Moby, the singer and musician, is writing a memoir about that great white whale. Or atleast his great white whale metaphorically speaking.
In case you didn’t know and I suspect most don’t (including myself). Moby was born Richard Melville Hall, and is a descendant of Herman Melville the author of iconic novel “Moby Dick.” His nickname, as you might guess, comes from the famous creation of his great-great-great uncle and was given to him by his parents as a child.
Now, the famous musical artist will publish his own memoir next year. Faber will publish, and they’re already calling the book a “masterpiece,” and a “piercingly tender, funny, and harrowing account” of Moby’s life path, which took him “from suburban poverty and alienation to a life of beauty, squalor, and unlikely success.”

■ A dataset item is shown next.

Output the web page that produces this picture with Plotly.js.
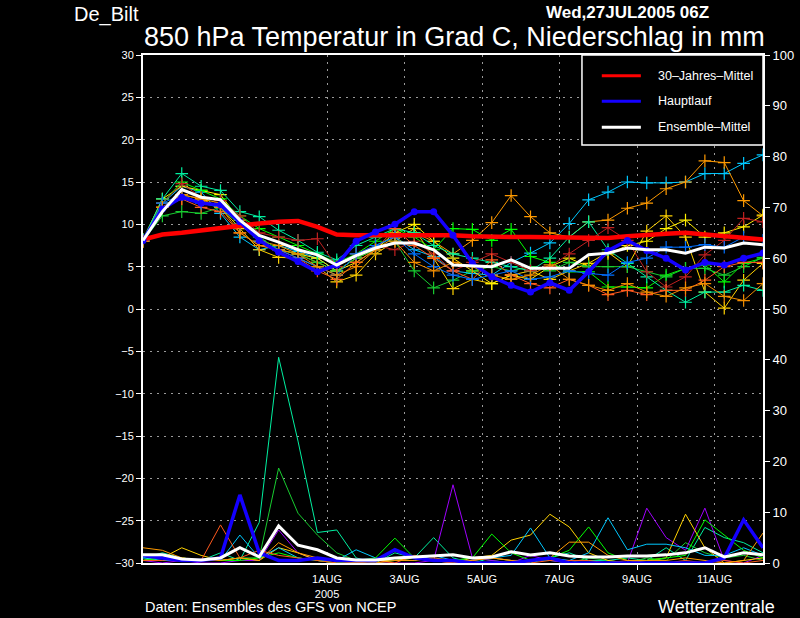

According to a report from The Guardian, famous authors, Salman Rushdie and Dave Eggers have read advance copies, and are giving it their highest marks:
“The writing is terrific, enlivened by a bewildered deadpan humour that makes crazy sense of it all. His ancestor Herman Melville would, I think, be simultaneously revolted and proud,” said Rushdie of the book. The novelist described it as “10 years of Moby’s life, mostly in the decrepit, dangerous, much-loved New York City of the 1990s, a life comically overcrowded, filthy, alcohol-fuelled, vegan, unbelievably noisy, full of spit and semen and some sort of Christianity; and often, suddenly, moving.”
Eggers, meanwhile, said the memoir was “one of the funniest and most accessible books you’ll ever read about an erstwhile Christian/alcoholic vegan electronic music maker”, in which the reader feels welcome “or just as out of place as he feels – in the world of rock and raves and clubs.”
Moby is planning on releasing his official memoir titled “Porcelain” next June.